Starting at the top of the listing, extract every line up to and including the one with "const SUPUP = 15;". Pictures stay out of the copy.

----- Data segment

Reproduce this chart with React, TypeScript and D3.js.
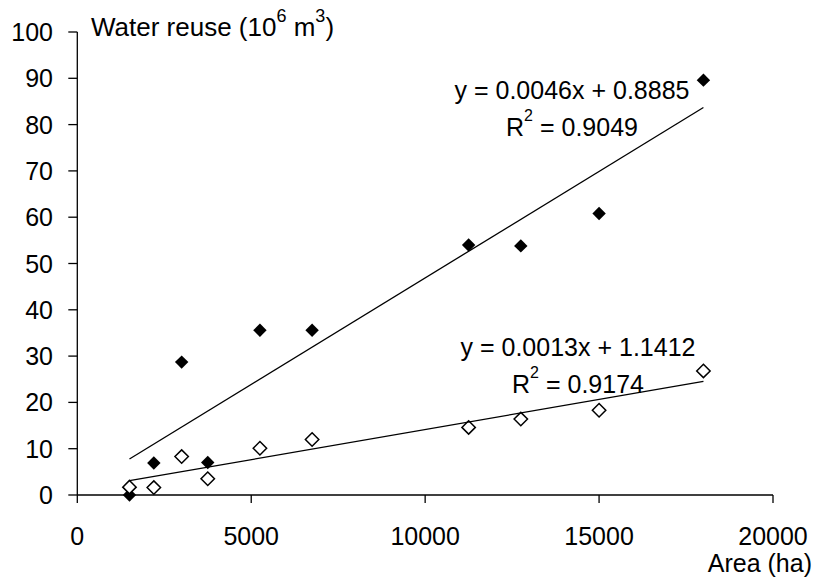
import React from "react";
import * as d3 from "d3";

const areas = [1500, 2200, 3000, 3750, 5250, 6750, 11250, 12750, 15000, 18000];
const reuseFilled = [0, 6.9, 28.7, 7.0, 35.6, 35.6, 54.0, 53.8, 60.8, 89.6];
const reuseOpen = [1.7, 1.6, 8.3, 3.5, 10.1, 12.0, 14.6, 16.4, 18.3, 26.8];
const xTicks = [0, 5000, 10000, 15000, 20000];
const yTicks = [0, 10, 20, 30, 40, 50, 60, 70, 80, 90, 100];
const trendFilled = [0.0046, 0.8885];
const trendOpen = [0.0013, 1.1412];
const eqFilled = ["y = 0.0046x + 0.8885", "0.9049"];
const eqOpen = ["y = 0.0013x + 1.1412", "0.9174"];

const W = 815;
const H = 584;
const FONT = "Arial, 'Liberation Sans', sans-serif";
const FS = 25;
const SUP = 16;
const SUPUP = 15;

export default function App() {
  const x = d3.scaleLinear().domain([0, 20000]).range([77.3, 773]);
  const y = d3.scaleLinear().domain([0, 100]).range([495, 32]);
  const [x0, x1] = d3.extent(areas) as [number, number];
  const trendPath = (c: number[]) =>
    d3
      .line<number>()
      .x((d) => x(d))
      .y((d) => y(c[0] * d + c[1]))([x0, x1]) as string;
  const diamond = d3.symbol(d3.symbolDiamond2, 115)() as string;

  return (
    <svg
      width={W}
      height={H}
      style={{ position: "absolute", left: 0, top: 0, background: "#fff" }}
      fontFamily={FONT}
      fontSize={FS}
    >
      <rect width={W} height={H} fill="#fff" />
      {/* axes */}
      <line x1={x(0)} x2={x(20000)} y1={y(0)} y2={y(0)} stroke="#000" strokeWidth={1.3} />
      <line x1={x(0)} x2={x(0)} y1={y(0)} y2={y(100)} stroke="#000" strokeWidth={1.3} />
      {yTicks.map((t) => (
        <g key={"y" + t}>
          <line x1={x(0) - 9} x2={x(0)} y1={y(t)} y2={y(t)} stroke="#000" strokeWidth={1.3} />
          <text x={53} y={y(t)} dy="0.36em" textAnchor="end" fill="#000">
            {t}
          </text>
        </g>
      ))}
      {xTicks.map((t) => (
        <g key={"x" + t}>
          <line x1={x(t)} x2={x(t)} y1={y(0)} y2={y(0) + 8} stroke="#000" strokeWidth={1.3} />
          <text x={x(t)} y={545} textAnchor="middle" fill="#000">
            {t}
          </text>
        </g>
      ))}
      <text x={812} y={572} textAnchor="end" fill="#000">
        Area (ha)
      </text>
      <text x={91} y={36} fill="#000" fontSize={26}>
        Water reuse (10
        <tspan fontSize={18} dy={-14}>6</tspan>
        <tspan dy={14}> m</tspan>
        <tspan fontSize={18} dy={-14}>3</tspan>
        <tspan dy={14}>)</tspan>
      </text>

      {/* markers */}
      {areas.map((a, i) => (
        <path
          key={"f" + i}
          d={diamond}
          transform={`translate(${x(a)},${y(reuseFilled[i])})`}
          fill="#000"
        />
      ))}
      {areas.map((a, i) => (
        <path
          key={"o" + i}
          d={diamond}
          transform={`translate(${x(a)},${y(reuseOpen[i])})`}
          fill="#fff"
          stroke="#000"
          strokeWidth={1.5}
        />
      ))}

      {/* trend lines */}
      <path d={trendPath(trendFilled)} fill="none" stroke="#000" strokeWidth={1.3} />
      <path d={trendPath(trendOpen)} fill="none" stroke="#000" strokeWidth={1.3} />

      {/* equations */}
      <text x={572} y={99} textAnchor="middle" fill="#000">
        {eqFilled[0]}
      </text>
      <text x={572} y={136} textAnchor="middle" fill="#000">
        R<tspan fontSize={SUP} dy={-SUPUP}>2</tspan>
        <tspan dy={SUPUP}> = {eqFilled[1]}</tspan>
      </text>
      <text x={578} y={356} textAnchor="middle" fill="#000">
        {eqOpen[0]}
      </text>
      <text x={578} y={393} textAnchor="middle" fill="#000">
        R<tspan fontSize={SUP} dy={-SUPUP}>2</tspan>
        <tspan dy={SUPUP}> = {eqOpen[1]}</tspan>
      </text>
    </svg>
  );
}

----------

## Task output
Reproduce this chart with React, TypeScript and D3.js.
import React from "react";
import * as d3 from "d3";

const areas = [1500, 2200, 3000, 3750, 5250, 6750, 11250, 12750, 15000, 18000];
const reuseFilled = [0, 6.9, 28.7, 7.0, 35.6, 35.6, 54.0, 53.8, 60.8, 89.6];
const reuseOpen = [1.7, 1.6, 8.3, 3.5, 10.1, 12.0, 14.6, 16.4, 18.3, 26.8];
const xTicks = [0, 5000, 10000, 15000, 20000];
const yTicks = [0, 10, 20, 30, 40, 50, 60, 70, 80, 90, 100];
const trendFilled = [0.0046, 0.8885];
const trendOpen = [0.0013, 1.1412];
const eqFilled = ["y = 0.0046x + 0.8885", "0.9049"];
const eqOpen = ["y = 0.0013x + 1.1412", "0.9174"];

const W = 815;
const H = 584;
const FONT = "Arial, 'Liberation Sans', sans-serif";
const FS = 25;
const SUP = 16;
const SUPUP = 15;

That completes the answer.